At Watts’ Cain’s performance for the final night of the Blue Whale Comedy Festival, I was pleased to see how little had changed since those early days. His music and nonsense leapt from idea to idea, such that the audience received a gut-busting loss of reference. The whole act is based upon the playfulness and malleability of Watts’ voice; a wildly talented singer with a four-and-a-half octave vocal range, he channels everyone from Michael McDonald to Thom Yorke, often in the same phrase.

His set came after a frantic and hilarious featured performance by Casey Rocket, who made me laugh so hard and often that I cried. Rocket’s style is like a hit of cocaine: hard, fast and a little terrifying. A blend of non sequiturs and dark twists (out of nowhere: ​“There’s no good way to tell a child that their parents are dead … but there IS a very scary way”) kept us howling.

Watts’ style, which is by any definition manic, felt nearly tame in comparison. He took his time warming up his jokes, affecting a deep southern accent and reminiscing about his days on the crew for the Doobie Brothers in the ​’70s, complete with an extremely fake story about coming through Tulsa during that time. Watts followed it up with an also fake ​“classic Tulsa song” about a series of restaurants and landmarks that were blissfully made up. The slow accumulation of fake facts and figures led to an incredibly funny overwhelm of absurdity.
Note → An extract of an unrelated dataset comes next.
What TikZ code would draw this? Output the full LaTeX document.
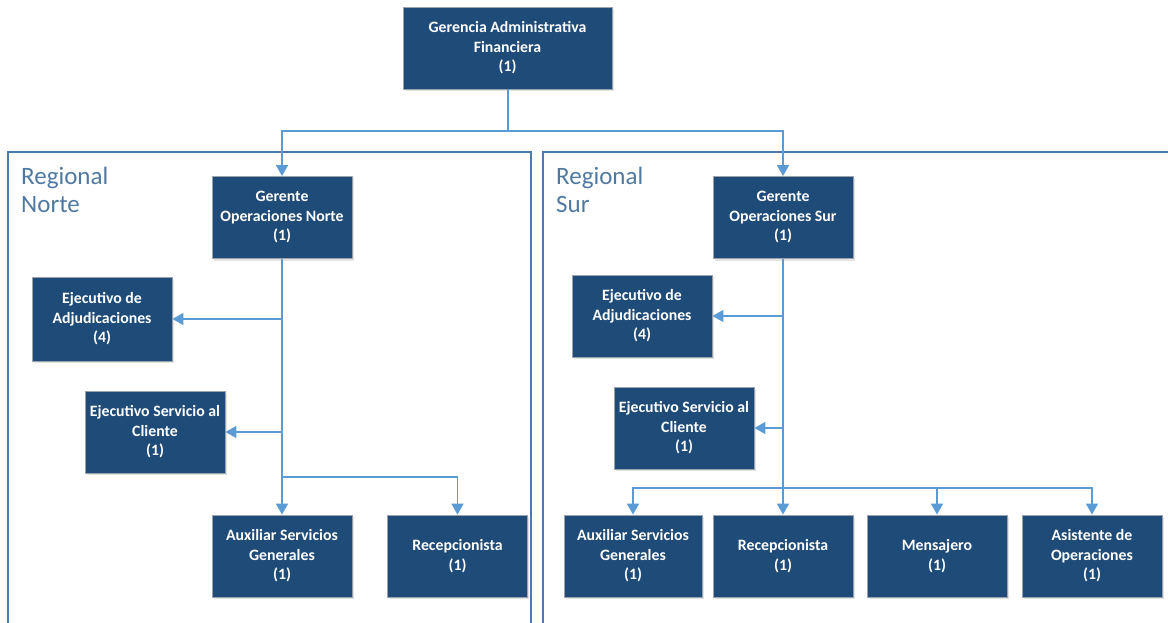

My one criticism is that his ​“Go Get Some Robitussin” bit felt a step too far. Telling the audience quite literally, over and over, to go out and abuse accessible drugs? Likely it’s the moralist in me. I enjoyed far more his stories about the drug, and the hilarious escalation with which he prescribed the amounts (“Go get four ounces.… Go get two four-ounce bottles.… They sell them in eight-ounce bottles, go ahead and get two of them,” etc.), and less his insistence that the crowd go, tonight in fact, and buy it to try for themselves. I’m sure I’m stepping on the toes of surrealist comedy, which I’ve no doubt reserves the right to say whatever it wants. But it was the only part of Watts’ set that made me wonder who it was for, and what it would accomplish.

Overall, it was a wildly funny show, one certainly good enough to stand as the final show of the festival. Opening acts from Simon Fraser, Cepeda Cheeks and Val Werner (in addition to the fantastic feature from Rocket) were good choices, worked well with the crowd, and made us cough from laughter. Now if only the Walgreens weren’t sold out of Robitussin.